Re: XBL is (mostly) W3C redundant, and CSS is wrong W3C layer for semantic behavior *markup*

Before I respond to David below...

Constructive criticism/suggestion to W3C...It amazes me that the W3C, an
international standards organization, would allow major portions of their
web site to be down (intermitent) for the last 3 days.   The mailing lists
have been unreachable and/or extremely delayed (days).  Sometimes over past
3 days, the main site can not be reached.  According to my tracert, it is
some server at  Seems to me the W3C should be hosted commercially
(e.g. which has 24 x 7 staffing, even on holidays.  Seems
unprofessional is it to be arguing for W3C standards to rule the web, if
W3C can not maintain 99.9% uptime on their own site.  Given how dogmatic we
can be about support for other cultures in web standards, note there are
some that do not celebrate Christmas or western calendar.

At 04:41 PM 12/28/2002 +0000, you wrote:
>> This is IMHO an error, in the case of the Web. 95% of it does not care
>> about structuration of the data. 
>Probably true.
>>                                  95% of the web needs a an almost
>                                                  ^^^^^
>"wants", not "needs".

I have an interesting perspective on this because of the 1000s of novices
we support on Cool Page, with it's pixel perfect layout (bastardization of

Ironically, although users want web layout to be like page layout, they
then complain that their web pages are not optimally viewable (without
horizontal scrolling) in every browser window size.

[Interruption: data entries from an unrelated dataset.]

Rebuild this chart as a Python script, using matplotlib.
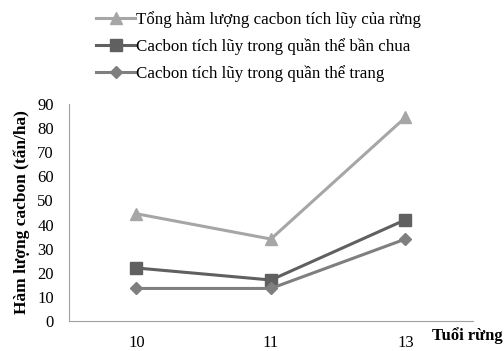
import numpy as np
import matplotlib
matplotlib.use('Agg')
import matplotlib.pyplot as plt

plt.rcParams['font.family'] = ['Liberation Serif', 'DejaVu Serif']

ages = ['10', '11', '13']
tong = [44.5, 34, 84.5]
ban_chua = [22, 17, 42]
trang = [13.5, 13.5, 34]

labels = ['Tổng hàm lượng cacbon tích lũy của rừng',
          'Cacbon tích lũy trong quần thể bần chua',
          'Cacbon tích lũy trong quần thể trang']

fig = plt.figure(figsize=(5.04, 3.51), dpi=100)
ax = fig.add_axes([0.137, 0.0855, 0.801, 0.618])

x = np.arange(len(ages))
l1, = ax.plot(x, tong, color='#a6a6a6', lw=2.2, marker='^', ms=8)
l2, = ax.plot(x, ban_chua, color='#606060', lw=2.2, marker='s', ms=8)
l3, = ax.plot(x, trang, color='#7f7f7f', lw=2.2, marker='D', ms=6)

ax.set_xlim(-0.5, 2.5)
ax.set_ylim(0, 90)
ax.set_yticks(range(0, 91, 10))
ax.set_xticks(x)
ax.set_xticklabels(ages)
ax.tick_params(length=0, labelsize=12)
ax.tick_params(axis='x', pad=10)
ax.tick_params(axis='y', pad=11)
for s in ['top', 'right']:
    ax.spines[s].set_visible(False)
for s in ['left', 'bottom']:
    ax.spines[s].set_color('#a0a0a0')

ax.set_ylabel('Hàm lượng cacbon (tấn/ha)', fontsize=12.5, fontweight='bold', labelpad=5)
fig.text(0.857, 0.032, 'Tuổi rừng', fontsize=12, fontweight='bold')

fig.legend([l1, l2, l3], labels, loc='upper left', bbox_to_anchor=(0.178, 0.987),
           frameon=False, fontsize=12.2, handlelength=2.3, handletextpad=0.05,
           labelspacing=0.6, borderaxespad=0)

fig.savefig('out.png', dpi=100)
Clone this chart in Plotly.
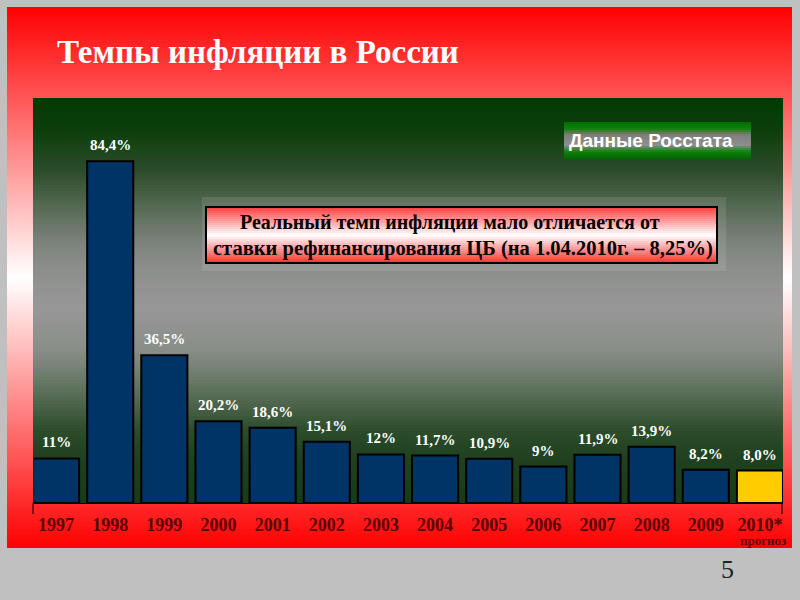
import plotly.graph_objects as go

# ---------------- data ----------------
years = ["1997", "1998", "1999", "2000", "2001", "2002", "2003",
         "2004", "2005", "2006", "2007", "2008", "2009", "2010"]
tick_labels = ["1997", "1998", "1999", "2000", "2001", "2002", "2003",
               "2004", "2005", "2006", "2007", "2008", "2009", "2010*"]
inflation = [11, 84.4, 36.5, 20.2, 18.6, 15.1, 12, 11.7, 10.9, 9, 11.9, 13.9, 8.2, 8.0]
value_labels = ["11%", "84,4%", "36,5%", "20,2%", "18,6%", "15,1%", "12%",
                "11,7%", "10,9%", "9%", "11,9%", "13,9%", "8,2%", "8,0%"]
is_forecast = [False] * 13 + [True]

title_text = "Темпы инфляции в России"
source_text = "Данные Росстата"
note_line1 = "Реальный темп инфляции мало отличается от"
note_line2 = "ставки рефинансирования ЦБ (на 1.04.2010г. – 8,25%)"
forecast_text = "прогноз"
page_number = "5"

# ---------------- helpers ----------------
W, H = 800, 600


def px(x):
    return x / W


def py(y):
    return 1 - y / H


def hex2rgb(h):
    h = h.lstrip("#")
    return tuple(int(h[i:i + 2], 16) for i in (0, 2, 4))


def interp(stops, t):
    for (t0, c0), (t1, c1) in zip(stops[:-1], stops[1:]):
        if t0 <= t <= t1:
            f = 0 if t1 == t0 else (t - t0) / (t1 - t0)
            a, b = hex2rgb(c0), hex2rgb(c1)
            r = [round(a[i] + (b[i] - a[i]) * f) for i in range(3)]
            return "rgb(%d,%d,%d)" % tuple(r)
    return "rgb(%d,%d,%d)" % hex2rgb(stops[-1][1])


def gradient(x0, x1, y0, y1, stops, step=2):
    out = []
    y = y0
    while y < y1:
        yb = min(y + step, y1)
        t = ((y + yb) / 2 - y0) / (y1 - y0)
        out.append(dict(type="rect", xref="paper", yref="paper",
                        x0=px(x0), x1=px(x1), y0=py(min(yb + 0.6, y1)), y1=py(y),
                        fillcolor=interp(stops, t), line=dict(width=0), layer="below"))
        y = yb
    return out


shapes = []
# red slide panel
shapes += gradient(7, 792, 7, 548, [(0, "#ff0000"), (0.5, "#ffffff"), (1, "#ff0000")], 3)
# plot background gradient (dark green -> grey -> dark green)
shapes += gradient(33, 783, 98, 503, [
    (0.00, "#033a03"), (0.08, "#0c3e0c"), (0.18, "#2c4c2a"), (0.27, "#566a54"),
    (0.35, "#7a817a"), (0.42, "#8c8e8c"), (0.52, "#979797"), (0.62, "#8a8e89"),
    (0.69, "#6c7b6a"), (0.77, "#465f44"), (0.82, "#2c4c2c"), (0.89, "#1f411f"),
    (1.00, "#173a17")], 3)
# shadow behind note box
shapes.append(dict(type="rect", xref="paper", yref="paper",
                   x0=px(202), x1=px(726), y0=py(271), y1=py(197),
                   fillcolor="rgba(255,255,255,0.10)", line=dict(width=0), layer="below"))
# note box gradient
shapes += gradient(206, 717, 207, 263, [(0, "#ff3c3c"), (0.5, "#ffffff"), (1, "#ff3030")], 2)
shapes.append(dict(type="rect", xref="paper", yref="paper",
                   x0=px(206), x1=px(717), y0=py(263), y1=py(207),
                   fillcolor="rgba(0,0,0,0)", line=dict(color="black", width=2), layer="below"))
# source box gradient
shapes += gradient(564, 751, 122, 159, [
    (0.00, "#006e00"), (0.18, "#0a820a"), (0.36, "#7f7f7f"), (0.62, "#8e8e8e"),
    (0.80, "#0c820c"), (1.00, "#006600")], 2)
# end ticks of x axis
for xx in (33, 782):
    shapes.append(dict(type="line", xref="paper", yref="paper",
                       x0=px(xx), x1=px(xx), y0=py(503), y1=py(514),
                       line=dict(color="black", width=1)))

bar_colors = ["#ffcc00" if f else "#003366" for f in is_forecast]
idx = list(range(len(years)))

fig = go.Figure()
fig.add_trace(go.Bar(
    x=years, y=inflation,
    marker=dict(color=bar_colors, line=dict(color="black", width=2)),
    hoverinfo="skip",
))

annotations = []
for i, v, lab in zip(idx, inflation, value_labels):
    annotations.append(dict(x=i, y=v, xref="x", yref="y", text="<b>%s</b>" % lab, showarrow=False,
                            yshift=16, yanchor="middle",
                            font=dict(family="Liberation Serif", size=15, color="white")))

annotations += [
    dict(x=px(55), y=py(52), xref="paper", yref="paper", text="<b>%s</b>" % title_text,
         showarrow=False, xanchor="left", yanchor="middle",
         font=dict(family="Liberation Serif", size=33, color="white")),
    dict(x=px(567), y=py(140), xref="paper", yref="paper", text="<b>%s</b>" % source_text,
         showarrow=False, xanchor="left", yanchor="middle",
         font=dict(family="Liberation Sans", size=19, color="white")),
    dict(x=px(450), y=py(222), xref="paper", yref="paper", text="<b>%s</b>" % note_line1,
         showarrow=False, xanchor="center", yanchor="middle",
         font=dict(family="Liberation Serif", size=20, color="black")),
    dict(x=px(463), y=py(248), xref="paper", yref="paper", text="<b>%s</b>" % note_line2,
         showarrow=False, xanchor="center", yanchor="middle",
         font=dict(family="Liberation Serif", size=20.5, color="black")),
    dict(x=idx[-1], y=py(540), xref="x", yref="paper", text="<b>%s</b>" % forecast_text,
         showarrow=False, xanchor="center", yanchor="middle", xshift=3,
         font=dict(family="Liberation Serif", size=13, color="#5a0000")),
    dict(x=px(727), y=py(569), xref="paper", yref="paper", text=page_number,
         showarrow=False, xanchor="center", yanchor="middle",
         font=dict(family="Liberation Serif", size=26, color="#222222")),
]

fig.update_layout(
    width=W, height=H,
    margin=dict(l=0, r=0, t=0, b=0),
    paper_bgcolor="#c0c0c0",
    plot_bgcolor="rgba(0,0,0,0)",
    showlegend=False,
    bargap=0.149,
    shapes=shapes,
    annotations=annotations,
    xaxis=dict(type="category", domain=[px(33), px(783)], range=[-0.426, 13.426],
               tickmode="array", tickvals=years, ticktext=["<b>%s</b>" % t for t in tick_labels],
               showline=True, linecolor="black", linewidth=1,
               ticks="outside", ticklen=5, tickcolor="rgba(0,0,0,0)",
               showgrid=False, zeroline=False, fixedrange=True,
               tickfont=dict(family="Liberation Serif", size=18, color="#5a0000")),
    yaxis=dict(domain=[py(503), py(98)], range=[0, 100], visible=False,
               showgrid=False, zeroline=False, fixedrange=True),
)

fig.write_html("out.html",
               config={"displayModeBar": False, "staticPlot": True},
               post_script="document.body.style.margin='0';"
                           "document.body.style.background='#c0c0c0';"
                           "document.body.style.overflow='hidden';")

This mismatch of "wants" and "needs" (very good point David!) is the
fundamental reason we are doing an complete overhaul.  It is why we are
here trying to get the necessary momentum behind the few missing links in
key standards.  We have devised a radical new paradigm for marrying these
"wants" and "needs" so that semantic web can prosper.  This is vaporware at
the moment.

>> pixe-fine rendering based on languages so simple to learn, use, update,
>> maintain AND extend, that the TCO of a web site can be neglected
>Most of the operating costs of web sites is in forcing HTML to be 
>a page description language.

It is a cost, but I think the bigger cost is that the people who design the
page or not the ones who program it.  Again the mismatch above.  It is a
key marketing insight that drives our valuation of Cool Page concept.

I am probably revealing too much of our strategic business intellectual
property (IP), but any way, I am a person who loves to share.  The end goal
after all is for better life for every one.

>The real question is why do people try to use HTML for a purpose for
>which older technology, like PDF, is more appropriate (I think it comes
>down to a failure of the owners of that technology to realise the need
>for internet links (limited use for commercial sites) and incremental loading
>soon enough, and that they failed to provide "free" entry level authoring
>tools - HTML originally could be hand coded by students and even now basic
>authoring tools are bundled).

And that .pdf won't appear in the browser window as reliably as .html.  On
my notebook, there is some issue that cause .pdf not to appear unless I
have Acrobat running.  I probably haven't properly configured the plugin.
In any case, I do not have need or time to fool with it.  Case in point.
The web is not the most important thing in 95% of people's lives.

Also the main reason is probably because although people do "want"
presentation specific layout, they also realize they "need" semantic web,
such as search engines (Google), etc..

Utimately imo we need solutions that marry both.  That is my goal.  It
should be possible for designer and visitors to have fine control over the
gradations between the two ways of structuring data (presentation specific
and semantic), and to that extent determine at what level they co-exist.